The IBHS does substantial research on roof tiles’ hail resiliency, as well as tile and metal roofs, and is expanding that research to exterior wall coverings, Ms. Dillingham said. More defensive roofing materials may cost more but show evidence of added resilience.



More Densely populated areas at risk as Tornado Alley shifts east

Although the principal driver behind the rising insured losses due to severe convective storms is increasing exposure values, evidence suggests that the most commonly affected region may have expanded eastward.

Commonly called “tornado alley,” the region previously largely comprised sparsely populated areas of the U.S., but an eastward shift would be toward more populous areas with greater exposure values.

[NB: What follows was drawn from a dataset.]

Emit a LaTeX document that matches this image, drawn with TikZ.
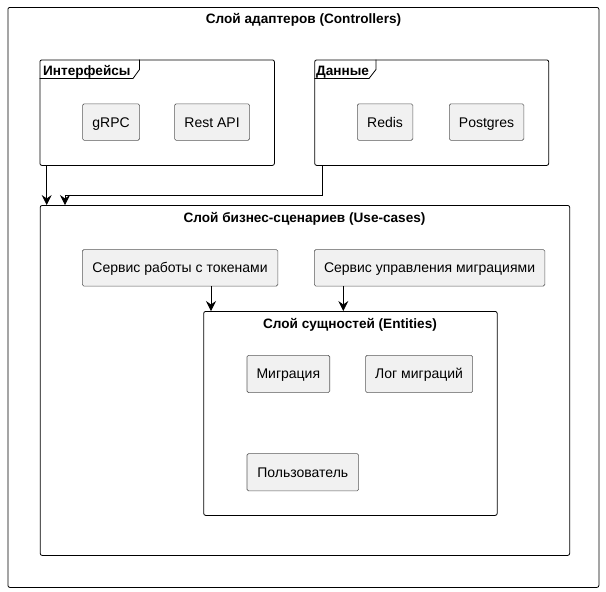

“There are indications that the region of high SCS activity could be moving towards the east and southeast of the U.S. With this potential shift, it could become more likely for SCS events to affect regions that are more densely populated and generally less prepared to withstand such events,” said Elisabeth Viktor, Zurich-based senior natural catastrophe specialist for Swiss Re Ltd.

From 1950 to 1980, large outbreaks of tornadoes occurred most often in the region encompassing northern Texas, eastern Oklahoma and Western Arkansas and Missouri, according to a recent paper in Scientific American. Between 1989 and 2019 the locus shifted eastward, covering western Kentucky and Tennessee, plus northern Mississippi and Alabama, it said.

“We have noticed that the areas in which things occur is expanding eastward — we’re seeing an increasing frequency in places east of the Mississippi like the Southeast and Ohio Valley,” said Sarah Dillingham, Atlanta-based senior director of meteorology for the Insurance Institute for Business & Home Safety, an independent, nonprofit research organization supported by the insurance industry.